As the Golden Venture neared South Africa, it was suddenly engulfed in a violent storm. Waves as high as 50 feet rocked the ship, and rain lashed the deck. The sky went the color of charcoal, and the horizon line contracted so that Captain Tobing and his crew could not see beyond the next towering swell. They thought the ship would capsize. In the hold Sean was tossed from side to side. He tried to sleep, but the ship would lurch, sending him tumbling onto the people around him. Many of the passengers were overwhelmed by seasickness; the sound of retching and the stench of vomit filled the hold. People were crying. Others were praying. Some put on their best suits, preparing for death. There were no lifeboats on board the ship, nor any life jackets. And what would happen if the ship rolled over, with Sean and nearly three hundred others trapped in its hold, and sank slowly to the bottom of the ocean? The Golden Venture was a ghost ship. It was a ship full of stowaways on an illicit voyage; the captain was not sharing its latest coordinates with authorities at the nearest port. The vessel would simply vanish forever, leaving no headsto
ne to mark the precise spot where they had died, no record or memory upon the surface of the sea.
After two days the storm subsided, and the ship dropped anchor at Cape Infanta, in South Africa. Kin Sin Lee had arranged to take on another eighty passengers, who would board from South Africa, but Captain Tobing refused. There was just no more room in the hold.

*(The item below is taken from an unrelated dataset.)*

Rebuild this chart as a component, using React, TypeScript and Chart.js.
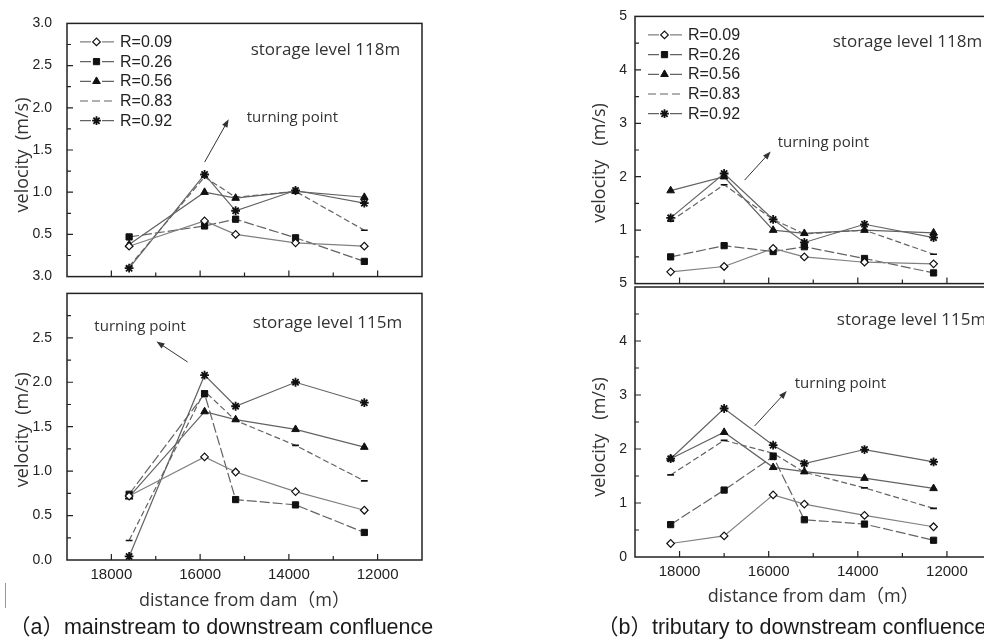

Despite the adversity and the periodic terror of the voyage, or perhaps because of it, a kind of society emerged on board over the months at sea. Apart from the disproportionate ratio of men to women, the passengers on the Golden Venture formed a fairly representative cross-section of Fujianese society, and in coping with the hardship and inertia of the voyage, many of the passengers assumed the roles they had played in the villages they had left behind. A pudgy young man who had been a village doctor tended to the sick; a teenager became known for giving good massages. Natural jokers and raconteurs emerged and amused the others, recycling stories and skits—any diversion to break the monotony. People played endless games of cards and shared recollections of their homes and families and gossiped about the reputations of the various snakeheads who had put them on the ship. (By general agreement, Sister Ping was the best.) When the weather was nice and the ship was in international waters, Kin Sin Lee permitted the passengers to go on deck and stretch and see the sun. They fished with makeshift rods.